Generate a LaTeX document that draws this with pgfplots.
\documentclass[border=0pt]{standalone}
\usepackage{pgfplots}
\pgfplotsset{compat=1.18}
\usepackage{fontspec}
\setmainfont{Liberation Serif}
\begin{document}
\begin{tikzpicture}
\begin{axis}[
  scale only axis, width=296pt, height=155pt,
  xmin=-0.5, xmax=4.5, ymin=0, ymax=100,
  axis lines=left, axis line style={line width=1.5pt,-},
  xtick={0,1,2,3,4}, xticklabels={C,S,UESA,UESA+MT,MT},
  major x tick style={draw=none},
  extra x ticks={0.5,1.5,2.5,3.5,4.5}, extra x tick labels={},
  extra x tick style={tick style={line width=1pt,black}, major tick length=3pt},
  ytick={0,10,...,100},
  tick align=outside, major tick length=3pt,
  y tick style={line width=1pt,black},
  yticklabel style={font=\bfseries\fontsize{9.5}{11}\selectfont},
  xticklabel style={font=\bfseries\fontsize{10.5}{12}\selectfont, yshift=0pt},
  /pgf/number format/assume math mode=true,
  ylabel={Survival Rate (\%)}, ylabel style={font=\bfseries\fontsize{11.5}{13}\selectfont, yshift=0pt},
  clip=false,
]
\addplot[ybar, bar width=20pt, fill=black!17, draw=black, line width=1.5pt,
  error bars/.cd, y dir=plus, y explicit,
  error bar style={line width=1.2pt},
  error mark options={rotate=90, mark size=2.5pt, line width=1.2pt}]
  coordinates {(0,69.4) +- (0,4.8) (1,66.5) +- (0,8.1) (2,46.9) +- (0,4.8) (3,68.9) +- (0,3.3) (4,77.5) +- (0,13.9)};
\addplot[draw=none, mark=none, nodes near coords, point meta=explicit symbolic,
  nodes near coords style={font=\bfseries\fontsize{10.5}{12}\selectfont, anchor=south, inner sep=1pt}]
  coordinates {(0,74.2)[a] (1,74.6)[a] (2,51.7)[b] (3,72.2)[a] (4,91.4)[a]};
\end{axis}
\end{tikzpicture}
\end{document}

Objective: Return each line of the data exactly as written above.

The solution:
Generate a LaTeX document that draws this with pgfplots.
\documentclass[border=0pt]{standalone}
\usepackage{pgfplots}
\pgfplotsset{compat=1.18}
\usepackage{fontspec}
\setmainfont{Liberation Serif}
\begin{document}
\begin{tikzpicture}
\begin{axis}[
  scale only axis, width=296pt, height=155pt,
  xmin=-0.5, xmax=4.5, ymin=0, ymax=100,
  axis lines=left, axis line style={line width=1.5pt,-},
  xtick={0,1,2,3,4}, xticklabels={C,S,UESA,UESA+MT,MT},
  major x tick style={draw=none},
  extra x ticks={0.5,1.5,2.5,3.5,4.5}, extra x tick labels={},
  extra x tick style={tick style={line width=1pt,black}, major tick length=3pt},
  ytick={0,10,...,100},
  tick align=outside, major tick length=3pt,
  y tick style={line width=1pt,black},
  yticklabel style={font=\bfseries\fontsize{9.5}{11}\selectfont},
  xticklabel style={font=\bfseries\fontsize{10.5}{12}\selectfont, yshift=0pt},
  /pgf/number format/assume math mode=true,
  ylabel={Survival Rate (\%)}, ylabel style={font=\bfseries\fontsize{11.5}{13}\selectfont, yshift=0pt},
  clip=false,
]
\addplot[ybar, bar width=20pt, fill=black!17, draw=black, line width=1.5pt,
  error bars/.cd, y dir=plus, y explicit,
  error bar style={line width=1.2pt},
  error mark options={rotate=90, mark size=2.5pt, line width=1.2pt}]
  coordinates {(0,69.4) +- (0,4.8) (1,66.5) +- (0,8.1) (2,46.9) +- (0,4.8) (3,68.9) +- (0,3.3) (4,77.5) +- (0,13.9)};
\addplot[draw=none, mark=none, nodes near coords, point meta=explicit symbolic,
  nodes near coords style={font=\bfseries\fontsize{10.5}{12}\selectfont, anchor=south, inner sep=1pt}]
  coordinates {(0,74.2)[a] (1,74.6)[a] (2,51.7)[b] (3,72.2)[a] (4,91.4)[a]};
\end{axis}
\end{tikzpicture}
\end{document}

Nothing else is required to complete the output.